“People need to learn to accept them [people suffering from elephantiasis] and treat them the way they would treat any of your own colleagues. They are beautiful intelligent people just like us all.”
Dispelling the stigma felt by Tanzanian patients suffering from elephantiasis, also known in Kiswahili as matende, can only happen if the society accepts that such patients are normal people.
This condition is characterised by what doctors call lymphoedema or lymphatic oedema; which causes fluid to be retained in tissues due to a compromised lymphatic system, leading extreme swelling in the arms and legs.
It can be inherited or can be caused by a birth defect, although various medical reports show that it is frequently caused by parasitic infections.
Today, I am writing this message to the society, appealing to people not to discriminate those afflicted by this disease.
I have observed, during our recent program for treating such patients, that some of them are facing problems in their social lives—more so, stigma.
During a recent event in Dar es Salaam, I learnt that there are about 600 of such patients. But the question is: Where are they? The answer, as I came to realise, could be: they are in hiding in their homes.

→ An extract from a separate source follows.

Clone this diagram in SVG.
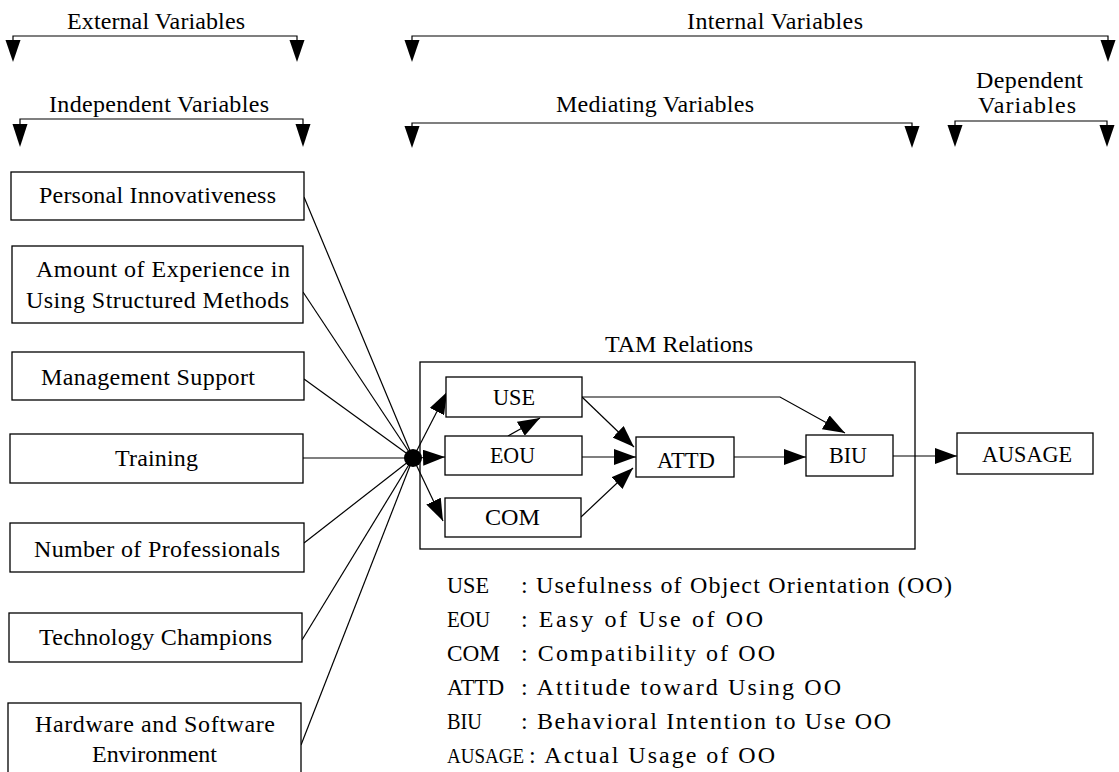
<svg xmlns="http://www.w3.org/2000/svg" width="1119" height="772" viewBox="0 0 1119 772">
<defs>
<style>
text{font-family:"Liberation Serif","Times New Roman",serif;font-size:24px;fill:#000}
.box{fill:#fff;stroke:#000;stroke-width:1.3}
.ln{fill:none;stroke:#000;stroke-width:1.2}
.ah{fill:#000}
</style>
<marker id="arr" markerUnits="userSpaceOnUse" markerWidth="22" markerHeight="16" refX="22" refY="8" orient="auto">
<path d="M0,0 L22,8 L0,16 z" fill="#000"/>
</marker>
</defs>
<rect width="1119" height="772" fill="#fff"/>

<g id="headers">
<text x="67" y="29" textLength="178" lengthAdjust="spacing">External Variables</text>
<path class="ln" d="M13,41 V36 H297 V41"/>
<polygon class="ah" points="5.5,40 20.5,40 13,62"/>
<polygon class="ah" points="289.5,40 304.5,40 297,62"/>

<text x="687" y="29" textLength="176" lengthAdjust="spacing">Internal Variables</text>
<path class="ln" d="M412,41 V36 H1108 V41"/>
<polygon class="ah" points="404.5,40 419.5,40 412,62"/>
<polygon class="ah" points="1100.5,40 1115.5,40 1108,62"/>

<text x="49" y="112" textLength="220" lengthAdjust="spacing">Independent Variables</text>
<path class="ln" d="M20,125 V119 H303 V125"/>
<polygon class="ah" points="12.5,124 27.5,124 20,147"/>
<polygon class="ah" points="295.5,124 310.5,124 303,147"/>

<text x="556" y="112" textLength="198" lengthAdjust="spacing">Mediating Variables</text>
<path class="ln" d="M412,127 V123 H912 V127"/>
<polygon class="ah" points="404.5,126 419.5,126 412,148"/>
<polygon class="ah" points="904.5,126 919.5,126 912,148"/>

<text x="976" y="88" textLength="107" lengthAdjust="spacing">Dependent</text>
<text x="978" y="113" textLength="98" lengthAdjust="spacing">Variables</text>
<path class="ln" d="M955,126 V121 H1107 V126"/>
<polygon class="ah" points="947.5,125 962.5,125 955,147"/>
<polygon class="ah" points="1099.5,125 1114.5,125 1107,147"/>
</g>

<g id="connectors">
<line class="ln" x1="304" y1="197" x2="413" y2="458"/>
<line class="ln" x1="303" y1="292" x2="413" y2="458"/>
<line class="ln" x1="304" y1="379" x2="413" y2="458"/>
<line class="ln" x1="303" y1="458" x2="413" y2="458"/>
<line class="ln" x1="304" y1="543" x2="413" y2="458"/>
<line class="ln" x1="302" y1="640" x2="413" y2="458"/>
<line class="ln" x1="301" y1="745" x2="413" y2="458"/>
<circle cx="413" cy="458" r="9" fill="#000"/>
<line class="ln" x1="413" y1="458" x2="447" y2="392" marker-end="url(#arr)"/>
<line class="ln" x1="413" y1="458" x2="445" y2="457" marker-end="url(#arr)"/>
<line class="ln" x1="413" y1="458" x2="443" y2="521" marker-end="url(#arr)"/>
<line class="ln" x1="508" y1="436" x2="540" y2="418" marker-end="url(#arr)"/>
<line class="ln" x1="582" y1="397" x2="634" y2="447" marker-end="url(#arr)"/>
<line class="ln" x1="582" y1="457" x2="636" y2="457" marker-end="url(#arr)"/>
<line class="ln" x1="581" y1="517" x2="633" y2="468" marker-end="url(#arr)"/>
<polyline class="ln" points="582,397 780,397 845,433" marker-end="url(#arr)"/>
<line class="ln" x1="734" y1="457" x2="806" y2="457" marker-end="url(#arr)"/>
<line class="ln" x1="893" y1="456" x2="957" y2="456" marker-end="url(#arr)"/>
</g>

<g id="personal-innovativeness">
<rect class="box" x="11" y="172" width="293" height="48"/>
<text x="39" y="203" textLength="237" lengthAdjust="spacing">Personal Innovativeness</text>
</g>
<g id="amount-of-experience">
<rect class="box" x="12" y="246" width="291" height="77"/>
<text x="36" y="277" textLength="254" lengthAdjust="spacing">Amount of Experience in</text>
<text x="26" y="308" textLength="263" lengthAdjust="spacing">Using Structured Methods</text>
</g>
<g id="management-support">
<rect class="box" x="12" y="352" width="292" height="48"/>
<text x="41" y="385" textLength="214" lengthAdjust="spacing">Management Support</text>
</g>
<g id="training">
<rect class="box" x="10" y="434" width="293" height="49"/>
<text x="115" y="466" textLength="83" lengthAdjust="spacing">Training</text>
</g>
<g id="number-of-professionals">
<rect class="box" x="10" y="523" width="294" height="49"/>
<text x="34" y="557" textLength="246" lengthAdjust="spacing">Number of Professionals</text>
</g>
<g id="technology-champions">
<rect class="box" x="9" y="613" width="293" height="49"/>
<text x="39" y="645" textLength="233" lengthAdjust="spacing">Technology Champions</text>
</g>
<g id="hardware-software">
<rect class="box" x="8" y="703" width="293" height="80"/>
<text x="35" y="732" textLength="240" lengthAdjust="spacing">Hardware and Software</text>
<text x="92" y="762" textLength="125" lengthAdjust="spacing">Environment</text>
</g>

<g id="tam-relations">
<rect x="420" y="362" width="495" height="187" fill="none" stroke="#000" stroke-width="1.3"/>
<text x="605" y="352" textLength="148" lengthAdjust="spacing">TAM Relations</text>
</g>
<g id="use">
<rect class="box" x="446" y="377" width="136" height="40"/>
<text x="493" y="405" textLength="42" lengthAdjust="spacingAndGlyphs">USE</text>
</g>
<g id="eou">
<rect class="box" x="445" y="436" width="137" height="39"/>
<text x="490" y="463" textLength="45" lengthAdjust="spacingAndGlyphs">EOU</text>
</g>
<g id="com">
<rect class="box" x="445" y="498" width="136" height="39"/>
<text x="485" y="525" textLength="55" lengthAdjust="spacingAndGlyphs">COM</text>
</g>
<g id="attd">
<rect class="box" x="636" y="437" width="98" height="40"/>
<text x="657" y="468" textLength="58" lengthAdjust="spacingAndGlyphs">ATTD</text>
</g>
<g id="biu">
<rect class="box" x="806" y="435" width="87" height="41"/>
<text x="829" y="463" textLength="38" lengthAdjust="spacingAndGlyphs">BIU</text>
</g>
<g id="ausage">
<rect class="box" x="957" y="433" width="136" height="41"/>
<text x="982" y="462" textLength="90" lengthAdjust="spacingAndGlyphs">AUSAGE</text>
</g>

<g id="legend">
<text x="447" y="593" textLength="42" lengthAdjust="spacingAndGlyphs">USE</text>
<text x="521" y="593" textLength="431" lengthAdjust="spacing">: Usefulness of Object Orientation (OO)</text>
<text x="447" y="627" textLength="43" lengthAdjust="spacingAndGlyphs">EOU</text>
<text x="521" y="627" textLength="242" lengthAdjust="spacing">: Easy of Use of OO</text>
<text x="447" y="661" textLength="53" lengthAdjust="spacingAndGlyphs">COM</text>
<text x="521" y="661" textLength="254" lengthAdjust="spacing">: Compatibility of OO</text>
<text x="447" y="695" textLength="57" lengthAdjust="spacingAndGlyphs">ATTD</text>
<text x="521" y="695" textLength="320" lengthAdjust="spacing">: Attitude toward Using OO</text>
<text x="447" y="729" textLength="35" lengthAdjust="spacingAndGlyphs">BIU</text>
<text x="521" y="729" textLength="370" lengthAdjust="spacing">: Behavioral Intention to Use OO</text>
<text x="447" y="763" style="font-size:20px" textLength="77" lengthAdjust="spacingAndGlyphs">AUSAGE</text>
<text x="529" y="763" textLength="246" lengthAdjust="spacing">: Actual Usage of OO</text>
</g>
</svg>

Due to the nature of the disease affecting them, they have poor self-esteem and are often embarrassed by their appearance.
They often hide away in their homes and very seldom mingle with society, knowing it too well that society may not accept them.
They are gripped with fear and distress in the early stages of the disease as the disability begins to affect their daily lives.
On top of all this, such a condition hinders their daily routine, be it in school or running their homes or at their jobs.
Very often, such people are stigmatised by society in rural areas and sometimes even in urban areas.
Those in school are rejected by their fellow students – there is no spontaneous invitation for them to join group activities, and such students end up skipping classes.
It is this same stigma that causes people to exhibit what I tend to believe is undesirable behaviours, such as being anxious towards such patients.
Quite often, accepting to live with it without having to have the additional discerning comments or stares from society becomes a stiff challenge for them.
Having spoken to them, I have realised something. That, without regarding the fact that some of their organs are in bad shape, such patients are actually very beautiful people.
They are very good, not only on the outside but also in their hearts. They are intelligent and humble too.
By the way, these patients are not just in Tanzania. According to the World Health Organisation (WHO), there are more than 1 billion people worldwide at risk for infection of elephantiasis.
Yet, one third are living in Africa and more than 120 million people are infected with the disease with 40 million living in our continent; while 44 million people have symptoms of the disease. This data was issued in 2015.
So, my message to all the society out there is, if anyone is having any false impression of the patients due to their appearance, please stop it.
People need to learn to accept them and treat them the way they would treat any of your own colleagues. They are beautiful intelligent people just like us all.
We must not mistreat them as already they are facing their own dilemma of having to cope with such a disease. Any mistreatment causes them to become more distressed and angered.
Now, in this new age and time, Visiting Super Reconstructive Surgeon Dr Iyer came to Sanitas hospital in Dar es Salaam recently to try and help these people.
Dr Iyer implemented a new novel ground-breaking treatment for managing and treating the patients so that they can lead an improved lifestyle.
Elephantiasis or Lymphoedema cannot be cured. But there is a comprehensive treatment to deal with the disease.
Hygiene, discipline, physical therapy and surgical intervention combined, play a big role in the betterment of the patient’s condition, thus enabling them to lead a much better lifestyle.
To conclude, there is light at the end of the tunnel, lymphoedema patients should not feel hopeless. We must encourage them to come out; we encourage society to accept them, and to help them lead a normal life style.
The author is the Operations Manager for SANITAS Hospital in Dar es Salaam.